Premature Standardization & Interoperability
TL;DR: While I applaud the efforts to create “interoperability” in the SSI, decentralized identity, authentic data, and whatever else you want to call this domain, it’s premature to think we have real “standards.” We have, instead, premature standardization and tiny pockets of very focused interoperability.
NOTE: This is an early document that will likely evolve – in that more and more depth may be provided. The content may be re-factored enough that what this document looks like in mid-2022 could look wildly different in a short period.
Here’s my premise – we don’t have standards nor interoperability – at least not as people really need. We have been through a process that is powerful and good – but what we have is what I call “premature standardization.” It’s a great start but nowhere near where things will be.
There are many reasons we haven’t reached “interoperability,” and I believe we are far away from deep interop.
First, we have attempted an immaculate conception approach to achieve interoperability. We think we could define what the baby will be and not do the hard and messy work of really creating something.
You can’t jump the steps required to generate real Interoperability. The reasons are deeper than I will go into right now, but interoperability is born out of the desire for systems to interact. Sure we have that notionally in the various groups attacking this problem – Trust Over IP Foundation, Decentralized Identity Foundation, W3C CCG, and other places – are working to create multiple things that will be needed in the complex symphony of interoperability that we require.
Here’s the starting point for my premise – you can’t skip steps.
It would help if you got your industry understanding things at a very, very deep and intimate depth. What is really needed as opposed to proposing ideas that haven’t been used in earnest for long enough?
There are two key dimensions that you need to understand.
- Industry/Ecosystems – Are you talking about a single ecosystem or moving between wildly different ecosystems?
- Technical Stacks – Are you talking about interoperability between systems using the same stack or different stacks?
These two dimensions need to be handled separately.
Each dimension – the Ecosystems and the Stacks have different needs.
Different ecosystems will have competing requirements. Let’s use SSI as an example. Let’s compare two different industries to see their different needs.
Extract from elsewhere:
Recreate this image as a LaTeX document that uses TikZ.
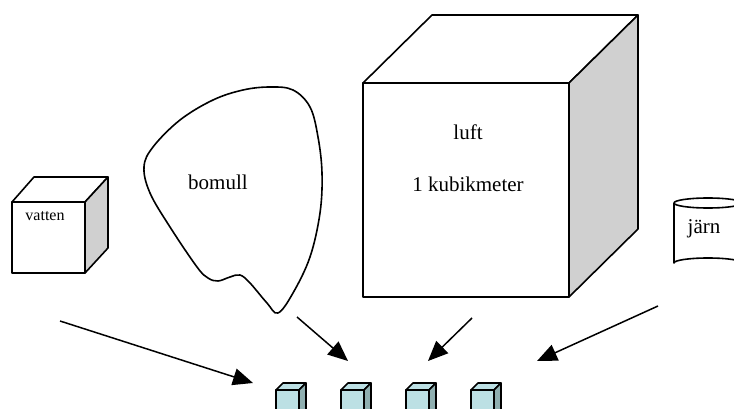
\documentclass[tikz,border=0pt]{standalone}
\usepackage{fontspec}
\setmainfont{Liberation Serif}
\usetikzlibrary{arrows.meta}

\definecolor{sidegray}{HTML}{D0D0D0}
\definecolor{bitfront}{HTML}{BCE0E4}
\definecolor{bitside}{HTML}{8FAFB0}

\begin{document}
\begin{tikzpicture}[x=1pt, y=-1pt, line join=round,
    every node/.style={font=\fontsize{21}{24}\selectfont},
    kant/.style={draw=black, line width=1.6pt},
    pil/.style={line width=1.5pt, -{Triangle[length=20pt, width=17pt]}}]

    % --- Frame ---
    \useasboundingbox (0,0) rectangle (734,409);
    \clip (0,0) rectangle (734,409);

    % --- Big cube: luft ---
    \coordinate (L1) at (363,83);
    \coordinate (L2) at (569,83);
    \coordinate (L3) at (569,297);
    \coordinate (L4) at (363,297);
    \filldraw[kant, fill=white] (L1) -- (432,15) -- (638,15) -- (L2) -- cycle;
    \filldraw[kant, fill=sidegray] (L2) -- (638,15) -- (638,229) -- (L3) -- cycle;
    \filldraw[kant, fill=white] (L1) -- (L2) -- (L3) -- (L4) -- cycle;

    % --- Small cube: vatten ---
    \coordinate (V1) at (12,202);
    \coordinate (V2) at (85,202);
    \coordinate (V3) at (85,273);
    \coordinate (V4) at (12,273);
    \filldraw[kant, fill=white] (V1) -- (34,177) -- (108,177) -- (V2) -- cycle;
    \filldraw[kant, fill=sidegray] (V2) -- (108,177) -- (108,248) -- (V3) -- cycle;
    \filldraw[kant, fill=white] (V1) -- (V2) -- (V3) -- (V4) -- cycle;

    % --- Blob: bomull ---
    \draw[kant] plot[smooth cycle, tension=0.6] coordinates {
        (144,167) (153,147) (180,120) (213,100) (243,90) (270,87) (293,90)
        (310,107) (318,137) (322,173) (320,213) (310,257) (293,293)
        (278,313) (267,303) (250,283) (240,275) (230,277) (218,281)
        (208,278) (197,267) (170,227) (150,193)};

    % --- Cylinder: jarn ---
    \filldraw[kant, fill=white] (674,203) -- (674,263) arc (180:360:34 and 5)
        -- (742,203);
    \draw[kant] (708,203) ellipse (34 and 5);

    % --- Labels ---
    \node (vatten) at (45,216) {\fontsize{16}{18}\selectfont vatten};
    \node (bomull) at (218,182) {bomull};
    \node (luft) at (468,132) {luft};
    \node (kubik) at (468,184) {1 kubikmeter};
    \node (jarn) at (704,229) {järn};

    % --- Four small blocks ---
    \foreach \i/\x in {1/276, 2/341, 3/406, 4/471} {
        \filldraw[kant, fill=bitfront] (\x,390) -- (\x+7,383) -- (\x+30,383) -- (\x+23,390) -- cycle;
        \filldraw[kant, fill=bitside] (\x+23,390) -- (\x+30,383) -- (\x+30,410) -- (\x+23,417) -- cycle;
        \filldraw[kant, fill=bitfront] (\x,390) rectangle (\x+23,417);
    }

    % --- Arrows ---
    \coordinate (vatten-ut) at (60,321);
    \coordinate (bomull-ut) at (297,317);
    \coordinate (luft-ut) at (472,318);
    \coordinate (jarn-ut) at (658,306);
    \coordinate (bit1) at (253,383);
    \coordinate (bit2) at (348,361);
    \coordinate (bit3) at (428,361);
    \coordinate (bit4) at (537,361);
    \draw[pil] (vatten-ut) -- (bit1);
    \draw[pil] (bomull-ut) -- (bit2);
    \draw[pil] (luft-ut) -- (bit3);
    \draw[pil] (jarn-ut) -- (bit4);

\end{tikzpicture}
\end{document}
– credentials need to be small, and the devices providing them have a severe limit on power draw
– the credentials used are used in total (i.e. their full data payload is always at play)
– the credentials must work when major parts of the system are disconnected or offline for extended periods
– High-value credentials that contain very private information are key
– Verifiers of the information are legally required to ask only what is necessary for their query
– Offline is essential and, in some cases, critical, but not expected to be running offline for weeks on end
This is a somewhat artificial but not unreal scenario. Compare the IoT industry with the travel industry; you will see that they are pretty distinct. There certainly are similar patterns, though.
Let’s similarly look at different stacks.
– used across various integration cases – data from databases, sensors, governments, etc.
– the system is message-centric
– the system is meant to run on mobile and low-power devices
– Broadly created to meet integration needs with IAM systems (e.g. OIDC).
– Used for data sharing in an API web-centric context.
Both stacks above are valid and meet a particular set of needs.
How can these Ecosystems and Stacks be interoperable?
They do this in stages – and IN ORDER.
They all start in a Single Ecosystem and Single Stack. We’ve seen many of these.
THEN they start crossing into the Multiple sides – but they really only add one of the dimensions at a time. A Single Stack & Single Ecosystem approach can do one of the following at a time:
- Add Mulltiple Ecosystems (Path 1) – given various business reasons, using the same stack and applying the approaches to multiple industries expands the breadth and significantly: the depth of knowledge of where the Stacks meets/falls short.
- Add Multiple Stack (Path 2) – in the same ecosystem adding other stacks into play begins to learn where different approaches work better and where there is no need to duplicate capabilities.
The following two paths are more about pressure from outside, and both get pulled into the broader Multiple Ecosystem + Multiple Stack world.
The critical thing to understand here is that an Interoperability Compliance Suite is required for either of the following paths to be viable. This compliance suite sets the conditions by which competitors can point to a reference as their definition of interoperability.
Depending on which path (1 or 2) was taken, we have two courses:
- A Multiple Stack + Single Ecosystem adds support for Multiple Ecosystems (Path 3) – the compliance suites here help more about context, ecosystem-specific semantics, and syntax.
- A Single Stack + Multiple Ecosystem adds support for Multiple Stacks (Path 4) – this path required Interoperability Compliance Suites to prove that the competing stacks are not finger-pointing.
I am unaware of any real interoperable solutions that circumvented these paths. Further, each transition is expensive in terms of resources (people, time and funds), so the market pulls it. This is a “you can’t push a rope” scenario.